How to tackle an inefficient test suite

There is no universal recipe, but there is a practical way to start: learn from every mistake instead of repeating the same mistake. Take a conscious risk. Complete coverage is not achievable anyway, mistakes stay in.

The most effective reflection takes place after a specific mistake. Why did this happen? Could a real unit test have found this error at all? This analysis happens far too rarely in practice, yet it is precisely what makes the test suite better.

The implicit assumptions become visible in this specific example. “It was clear to me that you were testing this.” “I would never have thought of that.” Such gaps do not become apparent in theory, but only when you look at a real case together.

Rigid role models have to give way for this.
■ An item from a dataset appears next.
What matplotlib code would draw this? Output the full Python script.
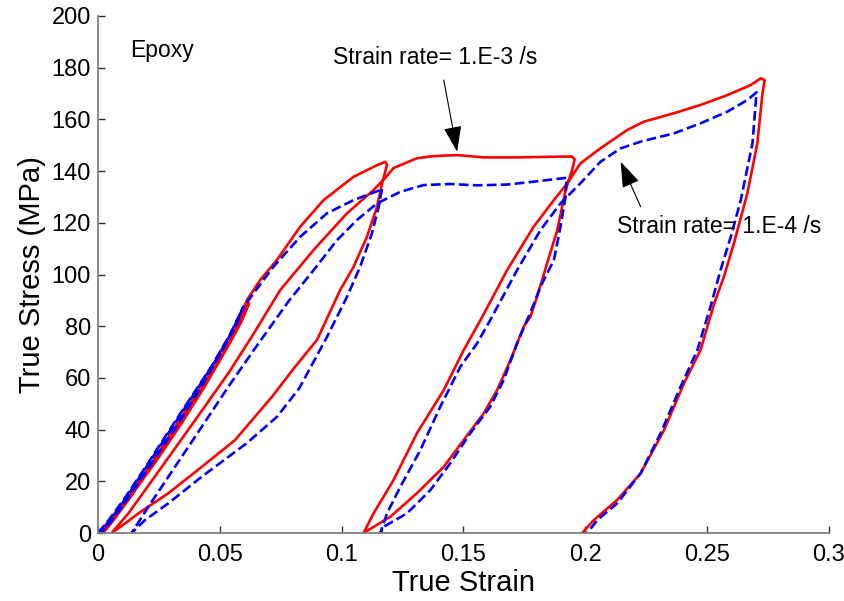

Testers and developers belong at the same table, ideally also architects, designers and requirements. Certain tests are easier for a developer to complete, others for a tester, the closer it gets to the black box. Both sides should learn to read each other’s test cases. Those who can read the test case understand what is being tested and know what contribution they themselves have to make.

Testability belongs in the architecture rationale. An architectural design should include how the result can be tested. In practice, testability almost always comes later, if at all. Many technical and architectural decisions are made in a test-free environment.

And sometimes it takes courage to throw things away. If a test suite goes to great lengths and still doesn’t work, it’s right to say: we’ll do it differently.